Quando eu me trocava para trabalhar eu praticamente me fantasiava. E eu adorava o desafio de me vestir de “gente grande” do meu jeito. Fiz calça, fiz blazer com outras estampas que eu não encontrava. Eu me divertia. Cogitei pensar que algo em mim ainda gostava de moda/arte e pudesse trabalhar com isso. Cheguei a vender uma das calças que desenhei para uma colega de baia. E eu nem imaginava que, no final do dia, o professor me diria exatamente o que eu precisava: você não tem que trabalhar só com o que gosta… mas com o que gosta, faz bem, faz para além de você e os outros te pagam para isso. Hoje, eu acrescentaria algo a mais: e que você se vê vivenciando aquela rotina, aquele estilo de vida, da profissão – ou seja capaz de criar o seu próprio.

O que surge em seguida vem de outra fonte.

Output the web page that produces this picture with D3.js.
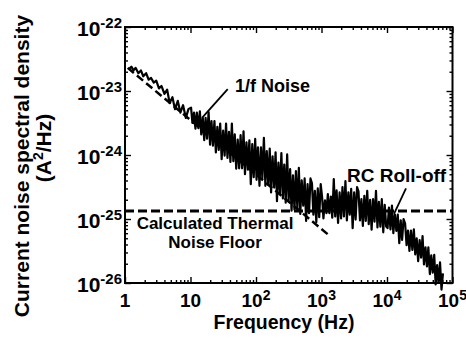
<!DOCTYPE html>
<html><head><meta charset="utf-8">
<script src="https://cdn.jsdelivr.net/npm/d3@7"></script>
<style>
body{margin:0;background:#fff}
svg{display:block}
text{font-family:"Liberation Sans",Arial,Helvetica,sans-serif;font-weight:bold;fill:#000}
</style>
</head><body>
<svg id="c" width="466" height="341"></svg>
<script>
// ---------- data ----------
const freq = [
  1.15,1.25,1.35,1.45,1.6,1.75,1.9,2.1,2.3,2.5,2.75,3.0,3.3,3.6,4.0,4.4,4.8,5.3,5.8,6.4,7.0,7.7,8.5,9.3,
  10.2,10.7,11.3,11.9,12.5,13.2,13.9,14.6,15.4,16.2,17.0,17.9,18.9,19.9,20.9,22.0,23.2,24.4,25.7,27.0,28.4,29.9,31.5,33.2,34.9,36.7,38.7,40.7,42.8,45.1,47.4,49.9,52.6,55.3,58.2,61.3,64.5,67.9,71.5,75.2,79.2,83.3,87.7,92.3,97.2,
  102,107,113,119,125,132,139,146,154,162,170,179,189,199,209,220,232,244,257,270,284,299,315,332,349,367,387,407,428,451,474,499,526,553,582,613,645,679,715,752,792,833,877,923,972,
  1020,1070,1130,1190,1250,1320,1390,1460,1540,1620,1700,1790,1890,1990,2090,2200,2320,2440,2570,2700,2840,2990,3150,3320,3490,3670,3870,4070,4280,4510,4740,4990,5260,5530,5820,6130,6450,6790,7150,7520,7920,8330,8770,9230,9720,
  10200,10700,11300,11900,12500,13200,13900,14600,15400,16200,17000,17900,18900,19900,20900,22000,23200,24400,25700,27000,28400,29900,31500,33200,34900,36700,38700,40700,42800,45100,47400,49900,52600,55300,58200,61300,64500,67900,71500
];
const psd = [
  2.2e-23,2.4e-23,2.1e-23,2.3e-23,1.9e-23,2.1e-23,1.7e-23,1.9e-23,1.5e-23,1.6e-23,1.35e-23,1.45e-23,1.1e-23,1.2e-23,9.0e-24,1.05e-23,6.5e-24,8.0e-24,5.2e-24,7.0e-24,4.6e-24,6.0e-24,3.8e-24,5.2e-24,
  5.5e-24,3.16e-24,4.6e-24,2.57e-24,4.6e-24,2.63e-24,4.8e-24,2.1e-24,3.8e-24,1.7e-24,3.8e-24,1.8e-24,4.7e-24,1.45e-24,3.4e-24,1.4e-24,3.4e-24,1.1e-24,2.75e-24,1.2e-24,3.1e-24,8.6e-25,2.4e-24,9.8e-25,3.1e-24,9.0e-25,2.3e-24,7.8e-25,3.1e-24,8.0e-25,2.1e-24,6.1e-25,1.74e-24,6.2e-25,2.04e-24,6.2e-25,2.34e-24,5.0e-25,1.58e-24,5.9e-25,1.7e-24,3.5e-25,1.48e-24,4.5e-25,1.78e-24,
  4.1e-25,1.32e-24,3.3e-25,1.32e-24,4.3e-25,1.86e-24,3.3e-25,1.15e-24,3.4e-25,1.26e-24,2.6e-25,9.5e-25,3.1e-25,1.1e-24,1.9e-25,7.6e-25,2.5e-25,1.07e-24,2.1e-25,7.1e-25,1.8e-25,1.02e-24,1.9e-25,6.0e-25,1.35e-25,4.8e-25,1.4e-25,5.6e-25,1.45e-25,6.3e-25,1.2e-25,4.0e-25,1.62e-25,4.3e-25,9.3e-26,3.5e-25,1.23e-25,4.3e-25,3.6e-25,1.17e-25,2.75e-25,8.9e-26,3.0e-25,1.07e-25,3.5e-25,
  2.24e-25,1.02e-25,1.95e-25,1.23e-25,2.45e-25,1.23e-25,2.24e-25,1.05e-25,4.2e-25,1.1e-25,2.8e-25,8.7e-26,2.6e-25,1.02e-25,3.16e-25,1.1e-25,3.9e-25,9.5e-26,2.6e-25,1.17e-25,2.95e-25,7.2e-26,2.6e-25,9.8e-26,3.16e-25,2.7e-25,9.5e-26,2.04e-25,7.8e-26,2.3e-25,9.3e-26,2.75e-25,8.3e-26,2.0e-25,6.8e-26,2.04e-25,9.1e-26,2.75e-25,7.4e-26,1.86e-25,7.6e-26,2.04e-25,6.2e-26,1.66e-25,7.6e-26,
  7.2e-26,1.51e-25,6.9e-26,1.62e-25,6.0e-26,1.17e-25,6.5e-26,1.17e-25,4.2e-26,9.5e-26,4.7e-26,1.0e-25,8.5e-26,3.9e-26,6.6e-26,3.16e-26,6.6e-26,3.3e-26,6.9e-26,2.8e-26,5.0e-26,2.2e-26,4.7e-26,2.5e-26,5.4e-26,1.95e-26,3.6e-26,1.82e-26,3.6e-26,1.38e-26,2.7e-26,1.45e-26,2.75e-26,9.5e-27,1.9e-26,1.0e-26,2.1e-26,7.9e-27,1.41e-26
];
// 1/f fit line (dashed)
const fitFreq = [1.1, 1350];
const fitPsd  = [2.3e-23, 5.4e-26];
// calculated thermal noise floor (dashed)
const floorFreq = [1, 1e5];
const floorPsd  = [1.33e-25, 1.33e-25];

// ticks
const xTicks = [1, 10, 100, 1000, 10000, 100000];
const xTickBase = ["1", "10", "10", "10", "10", "10"];
const xTickExp  = ["", "", "2", "3", "4", "5"];
const yTicks = [1e-26, 1e-25, 1e-24, 1e-23, 1e-22];
const yTickBase = ["10", "10", "10", "10", "10"];
const yTickExp  = ["-26", "-25", "-24", "-23", "-22"];

// annotations (data coordinates)
const annoText  = ["1/f Noise", "RC Roll-off"];
const annoTextF = [48, 2450];
const annoTextP = [9.6e-24, 3.8e-25];
const leaderF1 = [37, 19500], leaderP1 = [1.07e-23, 3.0e-25];
const leaderF2 = [15, 12800], leaderP2 = [3.8e-24, 1.2e-25];
const floorLabel = ["Calculated Thermal", "Noise Floor"];
const floorLabelF = 23.7;
const floorLabelP = [7.0e-26, 3.5e-26];

// ---------- drawing ----------
const svg = d3.select("#c");
const L = 125, R = 452.5, T = 27, B = 283;
const x = d3.scaleLog().domain([1, 1e5]).range([L, R]);
const y = d3.scaleLog().domain([1e-26, 1e-22]).range([B, T]);

const minorX = [], minorY = [];
for (let d = 0; d < 5; d++) for (let m = 2; m < 10; m++) minorX.push(m * Math.pow(10, d));
for (let d = -26; d < -22; d++) for (let m = 2; m < 10; m++) minorY.push(+(m + "e" + d));

function axisG(fn, scale, tr, vals, size) {
  svg.append("g").attr("transform", tr)
    .call(fn(scale).tickValues(vals).tickSizeInner(size).tickSizeOuter(0).tickFormat(""))
    .call(g => g.select(".domain").remove())
    .call(g => g.selectAll("line").attr("stroke", "#000").attr("stroke-width", 1.4));
}
axisG(d3.axisBottom, x, `translate(0,${B})`, xTicks, -6);
axisG(d3.axisBottom, x, `translate(0,${B})`, minorX, -3);
axisG(d3.axisTop, x, `translate(0,${T})`, xTicks, -6);
axisG(d3.axisTop, x, `translate(0,${T})`, minorX, -3);
axisG(d3.axisLeft, y, `translate(${L},0)`, yTicks, -6);
axisG(d3.axisLeft, y, `translate(${L},0)`, minorY, -3);
axisG(d3.axisRight, y, `translate(${R},0)`, yTicks, -6);
axisG(d3.axisRight, y, `translate(${R},0)`, minorY, -3);

const line = d3.line().x(d => x(d[0])).y(d => y(d[1]));

// 1/f fit (under the measured trace)
svg.append("path").datum(fitFreq.map((f, i) => [f, fitPsd[i]]))
  .attr("d", line).attr("fill", "none").attr("stroke", "#000")
  .attr("stroke-width", 2.5).attr("stroke-dasharray", "8,4");

// thermal floor
svg.append("path").datum(floorFreq.map((f, i) => [f, floorPsd[i]]))
  .attr("d", line).attr("fill", "none").attr("stroke", "#000")
  .attr("stroke-width", 3).attr("stroke-dasharray", "9,4");

// measured spectrum
svg.append("path").datum(freq.map((f, i) => [f, psd[i]]))
  .attr("d", line).attr("fill", "none").attr("stroke", "#000")
  .attr("stroke-width", 2.2).attr("stroke-linejoin", "round");

// frame
svg.append("rect").attr("x", L).attr("y", T).attr("width", R - L).attr("height", B - T)
  .attr("fill", "none").attr("stroke", "#000").attr("stroke-width", 2);

// tick labels
xTicks.forEach((v, i) => {
  const t = svg.append("text").attr("x", x(v)).attr("y", 307)
    .attr("text-anchor", "middle").style("font-size", "19px");
  t.append("tspan").text(xTickBase[i]);
  if (xTickExp[i]) t.append("tspan").attr("dy", -7).style("font-size", "14px").text(xTickExp[i]);
});
yTicks.forEach((v, i) => {
  const t = svg.append("text").attr("x", 122).attr("y", y(v) + 9)
    .attr("text-anchor", "end").style("font-size", "21px");
  t.append("tspan").text(yTickBase[i]);
  t.append("tspan").attr("dy", -8).style("font-size", "15px").text(yTickExp[i]);
});

// axis titles
svg.append("text").attr("x", 284).attr("y", 329).attr("text-anchor", "middle")
  .style("font-size", "19.5px").text("Frequency (Hz)");
svg.append("text").attr("transform", "translate(29,166) rotate(-90)")
  .attr("text-anchor", "middle").style("font-size", "21px").text("Current noise spectral density");
const yt2 = svg.append("text").attr("transform", "translate(51,148) rotate(-90)")
  .attr("text-anchor", "middle").style("font-size", "21px");
yt2.append("tspan").text("(A");
yt2.append("tspan").attr("dy", -8).style("font-size", "14px").text("2");
yt2.append("tspan").attr("dy", 8).text("/Hz)");

// annotations
annoText.forEach((s, i) => {
  svg.append("text").attr("x", x(annoTextF[i])).attr("y", y(annoTextP[i]))
    .style("font-size", i === 0 ? "18px" : "19px").text(s);
  svg.append("line")
    .attr("x1", x(leaderF1[i])).attr("y1", y(leaderP1[i]))
    .attr("x2", x(leaderF2[i])).attr("y2", y(leaderP2[i]))
    .attr("stroke", "#000").attr("stroke-width", 1.8);
});
floorLabel.forEach((s, i) => {
  svg.append("text").attr("x", x(floorLabelF)).attr("y", y(floorLabelP[i]))
    .attr("text-anchor", "middle").style("font-size", "17px").text(s);
});
</script>
</body></html>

Não contei metade das coisas que me envolvi profissionalmente na vida neste texto. Mas, enquanto meu marido conversava comigo era essa cena que se passava na minha cabeça. Ele completava sua frase:

-Você rodou de processamento de dados, fotógrafa, redatora, blogueira, Instagrammer, criou um canal no YouTube, juntou uma galera para falar de um assunto… aiiiii, lançou um livro.

Quis contar esse breve resumo aqui, pois um sonho nunca é feito de um dia pro outro. E eu acredito que hoje em dia a internet tem nos roubado isso: as histórias. o tempo cronológico. o tempo que constrói de verdade. Afinal, não vivemos esse mesmo tempo nas redes sociais.

Eu sonho em ser escritora desde meus 8 anos de idade. Cresci em uma casa onde todos leem muito. Cresci ouvindo que um livro é melhor amigo, é companhia, é provocação, é conhecimento, é afago, é revolução. Foi através das palavras que eu encontrei tudo isso, tudo o que queria. Mas, eu sempre duvidei disso. Sempre duvidei e, por muito tempo, confesso, eu desisti. Desencanei. Fiquei vendo o que ia acontecer. Mas era impossível. Era mais forte que eu. Então, ainda que eu estivesse em um momento de espera, meu coração ainda se direcionava para aquilo. Meu coração teimoso ainda dizia que assim eu poderia alcançar outros corações.

E eu espero que, através desse texto, eu consiga alcançar o seu. Eu conseguia ter fazer continuar nessa busca daquilo que podemos oferecer ao mundo. Investir e insistir nos seus sonhos para que eles sejam seu, independente do caminho, tão não-linear que a vida ofereça.

Como me disse uma professora de literatura após ler meu caderno de versos:
Continue, continue com seu coração.

Continuo. Independente do que diz minha pessoa jurídica. Continua com o coração.